INFORMATION SUPPLIED
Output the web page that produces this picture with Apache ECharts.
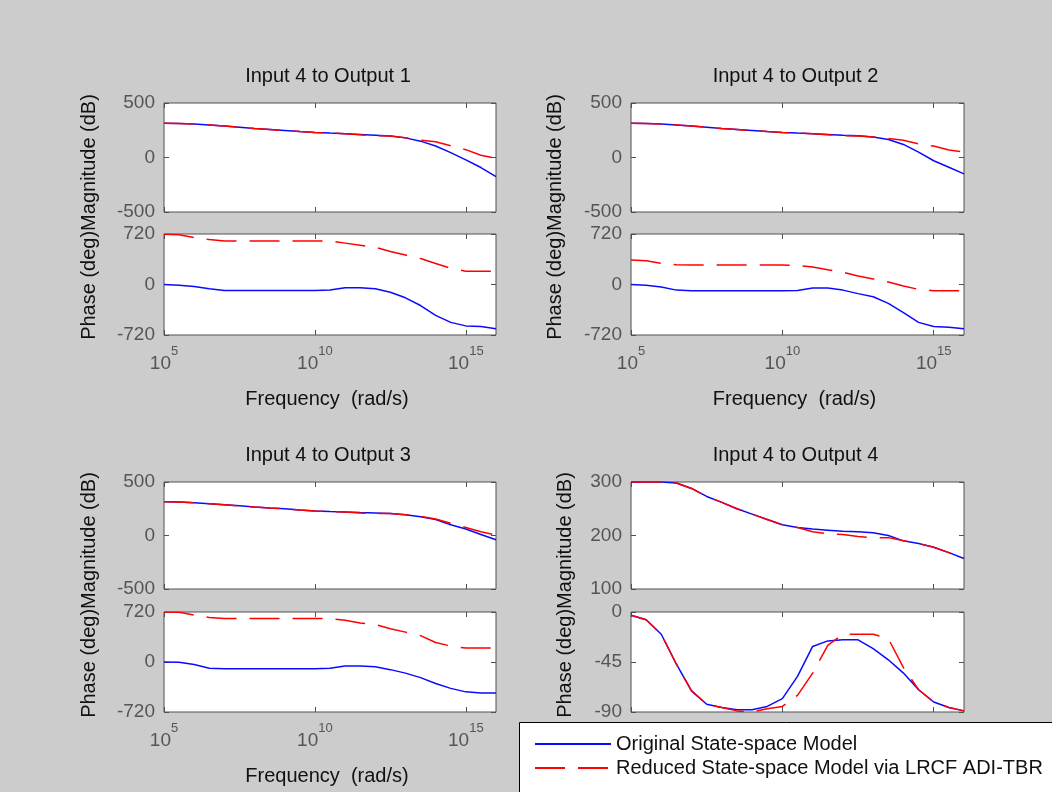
<!DOCTYPE html>
<html><head><meta charset="utf-8">
<script src="https://cdn.jsdelivr.net/npm/echarts@6/dist/echarts.min.js"></script>
<style>html,body{margin:0;padding:0;background:#cccccc;}#c{width:1052px;height:792px;}</style>
</head><body><div id="c"></div>
<script>
// ---- data (x = log10 of frequency in rad/s) ----
const logW = [5,5.5,6,6.5,7,7.5,8,8.5,9,9.5,10,10.5,11,11.5,12,12.5,13,13.5,14,14.5,15,15.5,16];
const titles = ['Input 4 to Output 1','Input 4 to Output 2','Input 4 to Output 3','Input 4 to Output 4'];
const xTickExps = [5,10,15];
const seriesNames = ['Original State-space Model','Reduced State-space Model via LRCF ADI-TBR'];

const mag1Orig = [315,313,307,299,288,277,265,256,247,238,230,224,219,212,205,197,180,150,105,45,-22,-92,-175];
const mag1Red  = [315,313,307,299,288,277,265,256,247,238,230,224,219,208,200,197,182,160,145,108,72,21,-9];
const ph1Orig  = [0,-10,-30,-60,-85,-85,-85,-85,-85,-85,-85,-80,-45,-45,-60,-110,-190,-300,-440,-540,-590,-600,-630];
const ph1Red   = [716,710,670,640,620,620,620,620,620,620,620,620,590,560,530,470,420,370,300,230,190,190,190];

const mag2Orig = [315,313,307,299,288,277,265,256,247,238,230,224,219,212,205,200,188,165,120,50,-30,-90,-150];
const mag2Red  = [315,313,307,299,288,277,265,256,247,238,230,224,219,208,200,198,188,175,158,125,105,68,50];
const ph2Orig  = [0,-10,-35,-80,-90,-90,-90,-90,-90,-90,-90,-85,-50,-50,-80,-130,-175,-270,-400,-540,-600,-610,-630];
const ph2Red   = [350,340,300,280,278,278,278,278,278,278,278,270,250,210,175,120,80,35,-20,-70,-88,-88,-88];

const mag3Orig = [315,313,305,297,287,277,266,257,249,239,230,224,219,214,210,206,194,175,150,100,60,10,-40];
const mag3Red  = [315,313,305,297,287,277,266,257,249,239,230,224,219,211,205,205,194,178,155,115,75,35,5];
const ph3Orig  = [0,-5,-35,-90,-97,-97,-97,-97,-97,-97,-97,-90,-58,-58,-70,-110,-160,-225,-310,-380,-430,-445,-445];
const ph3Red   = [720,715,677,640,628,628,628,628,628,628,628,625,600,560,540,480,430,380,280,230,200,200,200];

const mag4Orig = [300,300,300,298,288,273,262,250,240,230,220,215,212,210,208,207,205,200,190,185,178,168,157];
const mag4Red  = [300,300,300,298,288,273,262,250,240,230,220,215,207,203,202,198,196,196,190,185,178,168,157];
const ph4Orig  = [-3,-7,-20,-47,-71,-83,-86,-88,-88,-85,-78,-58,-31,-26,-25,-25,-33,-43,-55,-70,-81,-86,-89];
const ph4Red   = [-3,-7,-20,-47,-71,-83,-86,-89,-90,-87,-85,-75,-55,-30,-20,-20,-20,-24,-50,-70,-81,-86,-89];

const magRange = [[-500,500,500],[-500,500,500],[-500,500,500],[100,300,100]];
const phRange  = [[-720,720,720],[-720,720,720],[-720,720,720],[-90,0,45]];

const magOrig = [mag1Orig,mag2Orig,mag3Orig,mag4Orig];
const magRed  = [mag1Red,mag2Red,mag3Red,mag4Red];
const phOrig  = [ph1Orig,ph2Orig,ph3Orig,ph4Orig];
const phRed   = [ph1Red,ph2Red,ph3Red,ph4Red];

// ---- layout ----
const FONT = "'Liberation Sans', Arial, sans-serif";
const cols = [{left:164,width:332},{left:631,width:333}];
const rowsTop = [{mt:103,mh:109,pt:234,ph:101},{mt:482,mh:107,pt:612,ph:100}];
const BLUE = '#0a0aff', RED = '#ff0000', AX = '#505050';

const grids = [], xAxes = [], yAxes = [], series = [], graphics = [];
const toPts = (vals) => logW.map((e,i) => [Math.pow(10,e), vals[i]]);
const tickVals = xTickExps.map(e => Math.pow(10,e));

function addGrid(left, top, width, height, yr, showXLabels, magOrPhase, k) {
  const gi = grids.length;
  grids.push({left, top, width, height, show:true, backgroundColor:'#fff', borderColor:AX, borderWidth:1, containLabel:false});
  const baseX = {type:'log', logBase:10, gridIndex:gi, min:1e5, max:1e16,
    axisLine:{show:false, onZero:false}, splitLine:{show:false}, minorTick:{show:false}, minorSplitLine:{show:false},
    axisTick:{show:true, inside:true, length:5, lineStyle:{color:AX}, customValues:tickVals}};
  xAxes.push(Object.assign({}, baseX, {position:'bottom',
    axisLabel:{show:showXLabels, customValues:tickVals, margin:10,
      formatter:(v)=>'{b|10}{s|'+Math.round(Math.log10(v))+'}',
      rich:{b:{fontSize:19, fontFamily:FONT, color:'#555', lineHeight:28, verticalAlign:'bottom'},
            s:{fontSize:13, fontFamily:FONT, color:'#555', lineHeight:28, verticalAlign:'top'}}}}));
  xAxes.push(Object.assign({}, baseX, {position:'top', axisLabel:{show:false}}));
  const baseY = {type:'value', gridIndex:gi, min:yr[0], max:yr[1], interval:yr[2],
    axisLine:{show:false, onZero:false}, splitLine:{show:false},
    axisTick:{show:true, inside:true, length:5, lineStyle:{color:AX}}};
  yAxes.push(Object.assign({}, baseY, {position:'left',
    axisLabel:{show:true, fontSize:19, fontFamily:FONT, color:'#555', margin:9}}));
  yAxes.push(Object.assign({}, baseY, {position:'right', axisLabel:{show:false}}));
  const origVals = magOrPhase === 'mag' ? magOrig[k] : phOrig[k];
  const redVals  = magOrPhase === 'mag' ? magRed[k] : phRed[k];
  series.push({type:'line', name:seriesNames[0], xAxisIndex:2*gi, yAxisIndex:2*gi, data:toPts(origVals),
    symbol:'none', showSymbol:false, lineStyle:{color:BLUE, width:1.5}, itemStyle:{color:BLUE}, z:2, animation:false});
  series.push({type:'line', name:seriesNames[1], xAxisIndex:2*gi, yAxisIndex:2*gi, data:toPts(redVals),
    symbol:'none', showSymbol:false, lineStyle:{color:RED, width:1.5, type:[30,13]}, itemStyle:{color:RED}, z:3, animation:false});
}

for (let k = 0; k < 4; k++) {
  const c = cols[k % 2], r = rowsTop[Math.floor(k / 2)];
  addGrid(c.left, r.mt, c.width, r.mh, magRange[k], false, 'mag', k);
  addGrid(c.left, r.pt, c.width, r.ph, phRange[k], true, 'ph', k);
  const cx = c.left + c.width / 2;
  graphics.push({type:'text', x:cx - 2, y:r.mt - 27, z:1,
    style:{text:titles[k], font:'20px '+FONT, fill:'#111', align:'center', verticalAlign:'middle'}});
  graphics.push({type:'text', x:cx - 3, y:r.pt + r.ph + 64, z:1,
    style:{text:'Frequency  (rad/s)', font:'20px '+FONT, fill:'#111', align:'center', verticalAlign:'middle'}});
  const yx = (k === 3) ? 565 : (k % 2 === 0 ? 89 : 555);
  graphics.push({type:'text', x:yx, y:(r.mt + r.pt + r.ph) / 2 - 2, rotation:Math.PI / 2, z:1,
    style:{text:'Phase (deg)Magnitude (dB)', font:'20px '+FONT, fill:'#111', align:'center', verticalAlign:'middle'}});
}
graphics.push({type:'rect', z:100, shape:{x:519.5, y:722.5, width:600, height:100},
  style:{fill:'#fff', stroke:'#000', lineWidth:1}});

const chart = echarts.init(document.getElementById('c'), null, {renderer:'canvas'});
chart.setOption({
  backgroundColor:'#cccccc',
  animation:false,
  grid:grids, xAxis:xAxes, yAxis:yAxes, series:series,
  legend:{data:seriesNames, orient:'vertical', left:529, top:729, itemWidth:76, itemHeight:14, itemGap:4,
    itemStyle:{opacity:0, borderWidth:0},
    textStyle:{fontSize:20, fontFamily:FONT, color:'#111'}, z:200, selectedMode:false},
  graphic:{elements:graphics}
});
</script></body></html>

PROBLEM DESCRIPTION
Filter the data for the string "Output" and copy every line that has it.

TASK ANSWER
Output the web page that produces this picture with Apache ECharts.
const titles = ['Input 4 to Output 1','Input 4 to Output 2','Input 4 to Output 3','Input 4 to Output 4'];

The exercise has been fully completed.